Given task - Line by line, repeat the data below exactly, beginning at the first line and ending at the line with "inner sep=0pt, minimum". Omit pictures.

Given data -
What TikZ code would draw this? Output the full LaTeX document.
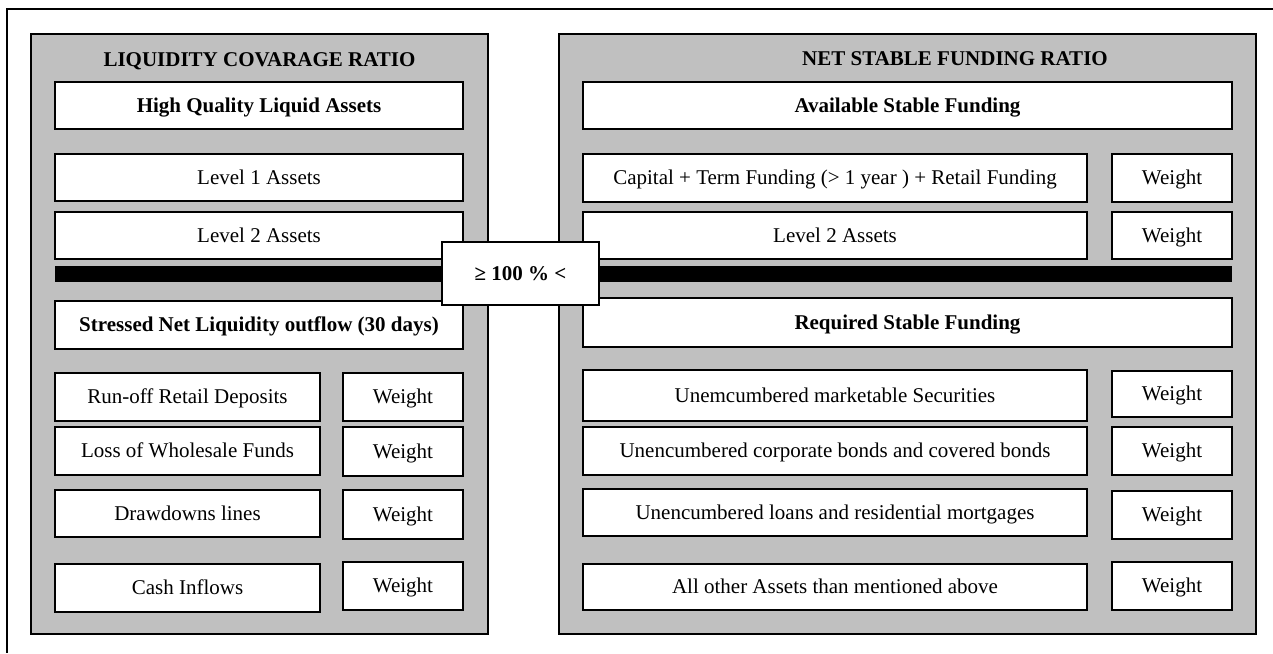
\documentclass[tikz,border=0pt]{standalone}
\usepackage{fontspec}
\setmainfont{Liberation Serif}
\definecolor{panelgray}{RGB}{192,192,192}

\begin{document}
\begin{tikzpicture}[x=0.5pt,y=-0.5pt,
    font=\fontsize{10.5}{12}\selectfont,
    panel/.style={draw=black, fill=panelgray, line width=1pt, inner sep=0pt},
    box/.style={draw=black, fill=white, line width=0.8pt, inner sep=0pt, text height=0.66em, text depth=0pt},
    item/.style={box, minimum width=252pt},
    itemleft/.style={box, minimum width=132.5pt},
    weight/.style={box, minimum width=60pt},
    ratiotitle/.style={font=\fontsize{10.5}{12}\selectfont\bfseries, inner sep=0pt, text height=0.66em, text depth=0pt}]
        \useasboundingbox (0,0) rectangle (1273,653);
        \draw[line width=1pt] (1273,9) -- (7,9) -- (7,653);   % outer frame

        % the two panels
        \node[panel, minimum width=228.5pt, minimum height=300pt] (lcr) at (259.5,334) {};
        \node[panel, minimum width=348.5pt, minimum height=300pt] (nsfr) at (907.5,334) {};
        \node[ratiotitle] (lcrtitle) at (259.5,60) {LIQUIDITY COVARAGE RATIO};
        \node[ratiotitle] (nsfrtitle) at (955,59) {NET STABLE FUNDING RATIO};

        % separator bar
        \node[fill=black, inner sep=0pt, minimum width=588.5pt, minimum height=8pt] (bar) at (643.5,274) {};

        % Liquidity coverage ratio
        \node[box, minimum width=204pt, minimum height=23.5pt] (hqla) at (259,105.5) {\textbf{High Quality Liquid Assets}};
        \node[box, minimum width=204pt, minimum height=23.5pt] (lvlone) at (259,177.5) {Level 1 Assets};
        \node[box, minimum width=204pt, minimum height=23.5pt] (lvltwo) at (259,235.5) {Level 2 Assets};
        \node[box, minimum width=204pt, minimum height=24pt] (outflow) at (259,325) {\textbf{Stressed Net Liquidity outflow (30 days)}};
        \node[itemleft, minimum height=24pt] (runoff) at (187.5,397) {Run-off Retail Deposits};
        \node[weight, minimum height=24pt] (wrunoff) at (403,397) {Weight};
        \node[itemleft, minimum height=24pt] (loss) at (187.5,451) {Loss of Wholesale Funds};
        \node[weight, minimum height=24.5pt] (wloss) at (403,451.5) {Weight};
        \node[itemleft, minimum height=23.5pt] (drawdown) at (187.5,513.5) {Drawdowns lines};
        \node[weight, minimum height=24.5pt] (wdrawdown) at (403,514.5) {Weight};
        \node[itemleft, minimum height=24pt] (inflow) at (187.5,588) {Cash Inflows};
        \node[weight, minimum height=24pt] (winflow) at (403,586) {Weight};

        % Net stable funding ratio
        \node[box, minimum width=324.5pt, minimum height=23.5pt] (asf) at (907.5,105.5) {\textbf{Available Stable Funding}};
        \node[item, minimum height=24pt] (capital) at (835,178) {Capital + Term Funding (> 1 year ) + Retail Funding};
        \node[weight, minimum height=24pt] (wcapital) at (1172,178) {Weight};
        \node[item, minimum height=23.5pt] (nlvltwo) at (835,235.5) {Level 2 Assets};
        \node[weight, minimum height=23.5pt] (wnlvltwo) at (1172,235.5) {Weight};
        \node[box, minimum width=324.5pt, minimum height=24.5pt] (rsf) at (907.5,322.5) {\textbf{Required Stable Funding}};
        \node[item, minimum height=25.5pt] (securities) at (835,395.5) {Unemcumbered marketable Securities};
        \node[weight, minimum height=23pt] (wsecurities) at (1172,394) {Weight};
        \node[item, minimum height=24pt] (bonds) at (835,451) {Unencumbered corporate bonds and covered bonds};
        \node[weight, minimum height=24pt] (wbonds) at (1172,451) {Weight};
        \node[item, minimum height=23.5pt] (loans) at (835,512.5) {Unencumbered loans and residential mortgages};
        \node[weight, minimum height=24pt] (wloans) at (1172,515) {Weight};
        \node[item, minimum height=23pt] (others) at (835,587) {All other Assets than mentioned above};
        \node[weight, minimum height=24pt] (wothers) at (1172,586) {Weight};

        % ratio in the middle
        \node[box, line width=1pt, minimum width=78.5pt, minimum height=31.5pt] (ratio) at (520.5,273.5) {\textbf{≥ 100 \% <}};
\end{tikzpicture}
\end{document}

Full response -
What TikZ code would draw this? Output the full LaTeX document.
\documentclass[tikz,border=0pt]{standalone}
\usepackage{fontspec}
\setmainfont{Liberation Serif}
\definecolor{panelgray}{RGB}{192,192,192}

\begin{document}
\begin{tikzpicture}[x=0.5pt,y=-0.5pt,
    font=\fontsize{10.5}{12}\selectfont,
    panel/.style={draw=black, fill=panelgray, line width=1pt, inner sep=0pt},
    box/.style={draw=black, fill=white, line width=0.8pt, inner sep=0pt, text height=0.66em, text depth=0pt},
    item/.style={box, minimum width=252pt},
    itemleft/.style={box, minimum width=132.5pt},
    weight/.style={box, minimum width=60pt},
    ratiotitle/.style={font=\fontsize{10.5}{12}\selectfont\bfseries, inner sep=0pt, text height=0.66em, text depth=0pt}]
        \useasboundingbox (0,0) rectangle (1273,653);
        \draw[line width=1pt] (1273,9) -- (7,9) -- (7,653);   % outer frame

        % the two panels
        \node[panel, minimum width=228.5pt, minimum height=300pt] (lcr) at (259.5,334) {};
        \node[panel, minimum width=348.5pt, minimum height=300pt] (nsfr) at (907.5,334) {};
        \node[ratiotitle] (lcrtitle) at (259.5,60) {LIQUIDITY COVARAGE RATIO};
        \node[ratiotitle] (nsfrtitle) at (955,59) {NET STABLE FUNDING RATIO};

        % separator bar
        \node[fill=black, inner sep=0pt, minimum width=588.5pt, minimum height=8pt] (bar) at (643.5,274) {};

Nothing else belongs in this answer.